Green Belt and Road?

The general elevation of green issues in official rhetoric, MOUs and forum agenda begs the question if any concrete outcomes on the green governance of the BRI will come out of the 2nd Summit.

At the beginning of this year, Minister of Ecology and Environment Li Ganjie announced that the International Coalition for Green Development on the Belt and Road (hereafter “Coalition”) would be formally launched in 2019. The Belt and Road Summit will be an ideal occasion to do that. The Coalition has been at the center of a controversy involving the United Nations Environment Program (in particular its former head Erik Solheim who was forced to resign for violating UN codes of conduct), the United States and China. The UN agency was questioned for its appeared coziness with the strategic initiative of a single member state. Whether China will successfully rollout the Coalition despite the setback is worth watching at the coming Summit. According to Solheim’s vision for the Coalition, which he laid out just before his departure, it should take up the roles of promoting green finance, creating basic principles and standards, and bringing in third parties to help countries along the Belt and Road achieve green development.
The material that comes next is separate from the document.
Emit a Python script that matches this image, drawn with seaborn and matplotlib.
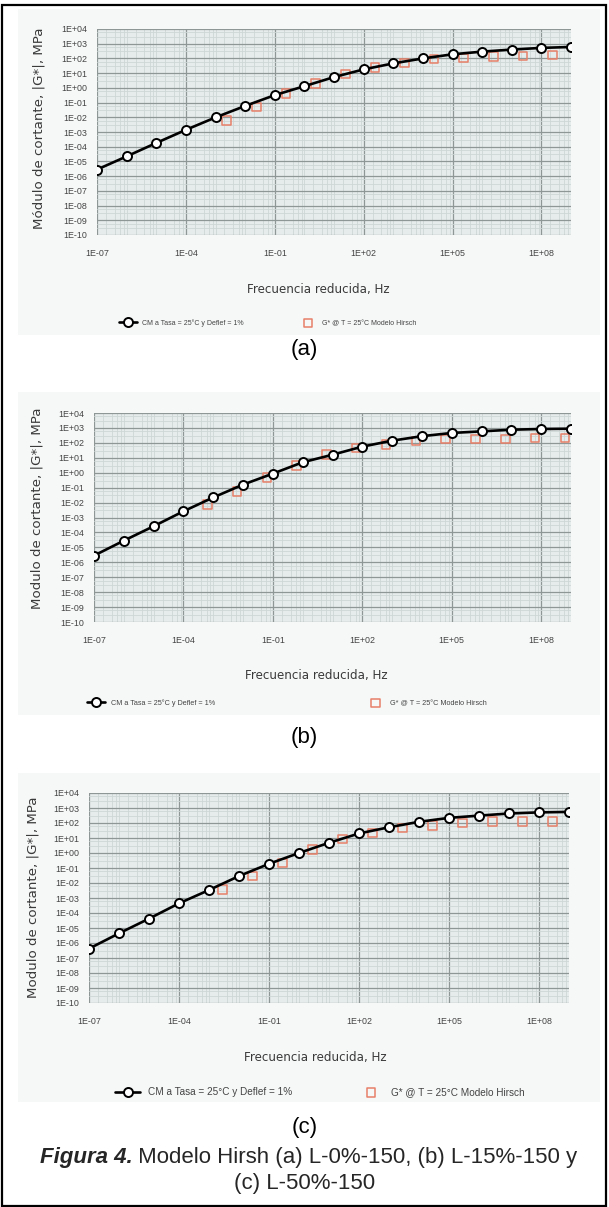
import numpy as np
import seaborn as sns
import matplotlib.pyplot as plt
import matplotlib.ticker as mticker
from matplotlib.patches import Rectangle

sns.set_style("white")
plt.rcParams['font.family'] = ['Liberation Sans', 'DejaVu Sans']

# frequencies (Hz) of the CM points, one per decade
freq_cm = [1e-07, 1e-06, 1e-05, 1e-04, 1e-03, 1e-02, 1e-01, 1e+00, 1e+01,
           1e+02, 1e+03, 1e+04, 1e+05, 1e+06, 1e+07, 1e+08, 1e+09]

# |G*| in MPa, CM master curve, panels a/b/c
cm_a = [2.8e-06, 2.2e-05, 1.8e-04, 1.4e-03, 9.8e-03, 5.9e-02, 3.2e-01, 1.3e+00, 5.4e+00,
        1.8e+01, 4.6e+01, 1.0e+02, 1.9e+02, 2.9e+02, 4.0e+02, 5.2e+02, 6.0e+02]
cm_b = [2.8e-06, 2.8e-05, 2.6e-04, 2.6e-03, 2.2e-02, 1.6e-01, 8.7e-01, 5.0e+00, 1.6e+01,
        5.6e+01, 1.4e+02, 2.8e+02, 4.6e+02, 5.9e+02, 7.6e+02, 8.5e+02, 8.9e+02]
cm_c = [4.2e-07, 4.4e-06, 4.2e-05, 4.4e-04, 3.4e-03, 2.9e-02, 1.9e-01, 1.0e+00, 4.8e+00,
        2.0e+01, 5.2e+01, 1.2e+02, 2.2e+02, 3.1e+02, 4.3e+02, 5.1e+02, 5.5e+02]

# Hirsch model points
freq_h_a = [2.4e-03, 2.4e-02, 2.4e-01, 2.4e+00, 2.4e+01, 2.4e+02, 2.4e+03, 2.4e+04,
            2.4e+05, 2.4e+06, 2.4e+07, 2.4e+08]
hirsch_a = [6.3e-03, 5.0e-02, 4.0e-01, 2.0e+00, 8.9e+00, 2.5e+01, 5.0e+01, 8.9e+01,
            1.1e+02, 1.3e+02, 1.5e+02, 1.7e+02]
freq_h_b = [6.3e-04, 6.3e-03, 6.3e-02, 6.3e-01, 6.3e+00, 6.3e+01, 6.3e+02, 6.3e+03,
            6.3e+04, 6.3e+05, 6.3e+06, 6.3e+07, 6.3e+08]
hirsch_b = [7.2e-03, 5.6e-02, 4.9e-01, 3.0e+00, 1.6e+01, 4.6e+01, 7.6e+01, 1.3e+02,
            1.8e+02, 1.8e+02, 1.8e+02, 2.1e+02, 2.1e+02]
freq_h_c = [2.8e-03, 2.8e-02, 2.8e-01, 2.8e+00, 2.8e+01, 2.8e+02, 2.8e+03, 2.8e+04,
            2.8e+05, 2.8e+06, 2.8e+07, 2.8e+08]
hirsch_c = [3.7e-03, 2.9e-02, 2.2e-01, 1.7e+00, 8.7e+00, 2.2e+01, 4.7e+01, 6.8e+01,
            1.0e+02, 1.3e+02, 1.3e+02, 1.3e+02]

x_ticks = [1e-07, 1e-04, 1e-01, 1e+02, 1e+05, 1e+08]
y_ticks = [1e-10, 1e-09, 1e-08, 1e-07, 1e-06, 1e-05, 1e-04, 1e-03, 1e-02, 1e-01,
           1e+00, 1e+01, 1e+02, 1e+03, 1e+04]

lbl_cm = "CM a Tasa = 25°C y Deflef = 1%"
lbl_h = "G* @ T = 25°C Modelo Hirsch"
ylab = ["Módulo de cortante, |G*|, MPa", "Modulo de cortante, |G*|, MPa",
        "Modulo de cortante, |G*|, MPa"]

W, H = 609, 1207
fig = plt.figure(figsize=(W / 100, H / 100), dpi=100)

def fx(px):
    return px / W

def fy(py):
    return 1 - py / H

# panel layout in pixels: plot box, background box, text positions, legend styling
panels = [
    dict(box=(97, 29, 571, 235), bg=(18, 9, 600, 335), ylx=39, yly=128, xlx=318, xly=289,
         leg=(268, 323), tag=350, lfs=5.0, cs=8, tfs=6.4),
    dict(box=(94, 413, 571, 622), bg=(18, 392, 600, 715), ylx=37, yly=508, xlx=316, xly=675,
         leg=(287, 703), tag=738, lfs=5.2, cs=21, tfs=6.4),
    dict(box=(89, 793, 569, 1003), bg=(18, 773, 600, 1102), ylx=33, yly=897, xlx=315, xly=1058,
         leg=(320, 1092), tag=1127, lfs=7.2, cs=6.6, tfs=6.4),
]
series = [(cm_a, freq_h_a, hirsch_a), (cm_b, freq_h_b, hirsch_b), (cm_c, freq_h_c, hirsch_c)]
tags = ["(a)", "(b)", "(c)"]

for i, p in enumerate(panels):
    bx0, by0, bx1, by1 = p["bg"]
    fig.patches.append(Rectangle((fx(bx0), fy(by1)), fx(bx1 - bx0), (by1 - by0) / H,
                                 transform=fig.transFigure, facecolor="#f6f7f7",
                                 edgecolor="none", zorder=-5))
    l, t, r, b = p["box"]
    ax = fig.add_axes([fx(l), fy(b), fx(r - l), (b - t) / H])
    ax.set_zorder(2)
    ax.set_facecolor("#e6ebeb")
    cm, fh, gh = series[i]

    sns.scatterplot(x=fh, y=gh, marker="s", s=38, facecolor="none", edgecolor="#e8806a",
                    linewidth=1.1, ax=ax, label=lbl_h, zorder=3)
    sns.lineplot(x=freq_cm, y=cm, color="black", linewidth=1.9, marker="o", markersize=6.5,
                 markerfacecolor="white", markeredgecolor="black", markeredgewidth=1.4,
                 ax=ax, label=lbl_cm, zorder=4)

    ax.set_xscale("log")
    ax.set_yscale("log")
    ax.set_xlim(1e-07, 1e+09)
    ax.set_ylim(1e-10, 1e+04)
    ax.xaxis.set_major_locator(mticker.FixedLocator(x_ticks))
    ax.yaxis.set_major_locator(mticker.FixedLocator(y_ticks))
    ax.xaxis.set_minor_locator(mticker.LogLocator(base=10, subs=(1.0, 2.0, 4.0, 6.0, 8.0), numticks=40))
    ax.yaxis.set_minor_locator(mticker.LogLocator(base=10, subs=(3.0, 6.0), numticks=40))
    ax.xaxis.set_minor_formatter(mticker.NullFormatter())
    ax.yaxis.set_minor_formatter(mticker.NullFormatter())
    fmt = mticker.FuncFormatter(lambda v, pos: "{:.0E}".format(v))
    ax.xaxis.set_major_formatter(fmt)
    ax.yaxis.set_major_formatter(fmt)
    ax.grid(which="major", color="#8f9696", linewidth=0.9)
    ax.grid(which="minor", color="#cfd6d6", linewidth=0.6)
    ax.tick_params(which="both", length=0, labelsize=p["tfs"], labelcolor="#444444")
    ax.tick_params(axis="x", pad=10)
    ax.tick_params(axis="y", pad=7)
    for s in ax.spines.values():
        s.set_visible(False)
    ax.set_xlabel("")
    ax.set_ylabel("")
    ax.set_axisbelow(True)

    handles, labels = ax.get_legend_handles_labels()
    order = [labels.index(lbl_cm), labels.index(lbl_h)]
    ax.legend([handles[k] for k in order], [labels[k] for k in order], loc="center",
              bbox_to_anchor=(fx(p["leg"][0]), fy(p["leg"][1])), bbox_transform=fig.transFigure,
              ncol=2, frameon=False, fontsize=p["lfs"], columnspacing=p["cs"], handlelength=2.5,
              labelcolor="#444444")

    fig.text(fx(p["ylx"]), fy(p["yly"]), ylab[i], rotation=90, ha="center", va="center",
             fontsize=9.6, color="#3a3a3a", family=["DejaVu Sans"])
    fig.text(fx(p["xlx"]), fy(p["xly"]), "Frecuencia reducida, Hz", ha="center", va="center",
             fontsize=8.6, color="#3a3a3a", family=["DejaVu Sans"])
    fig.text(0.5, fy(p["tag"]), tags[i], ha="center", va="center", fontsize=16, color="black")

# caption: bold italic figure number followed by regular text, centred
renderer = fig.canvas.get_renderer()
cap_bold = "Figura 4."
cap_rest = " Modelo Hirsh (a) L-0%-150, (b) L-15%-150 y"
t1 = fig.text(0, fy(1157), cap_bold, fontsize=16.0, fontweight="bold", fontstyle="italic",
              va="center", ha="left")
t2 = fig.text(0, fy(1157), cap_rest, fontsize=16.0, va="center", ha="left")
w1 = t1.get_window_extent(renderer).width
w2 = t2.get_window_extent(renderer).width
x0 = (W - (w1 + w2)) / 2 + 4
t1.set_x(x0 / W)
t2.set_x((x0 + w1) / W)
fig.text(0.5, fy(1183), "(c) L-50%-150", fontsize=16.0, ha="center", va="center")

# outer frame
fig.patches.append(Rectangle((fx(1.5), fy(1205.5)), fx(604), 1200.5 / H, transform=fig.transFigure,
                             facecolor="none", edgecolor="black", linewidth=1.6, zorder=10))

fig.savefig("out.png", dpi=100)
It is unclear at this moment whether specific environmental issues will be given a spot in the agenda. For example, China’s involvement in fossil fuel projects along the Belt and Road has received much global spotlight lately. Any institutional development under the BRI on climate change beyond a rhetoric nod will be significant progress toward harmonizing the initiative with the Paris Climate Accord. We have seen some concrete developments on the issue of desertification, where Chinese institutions have mobilized finance, technology and civil society support for afforestation projects along the Belt and Road. The Belt and Road Summit can benefit from an articulation of China’s commitment to “ecological civilization” in the implementation of the BRI.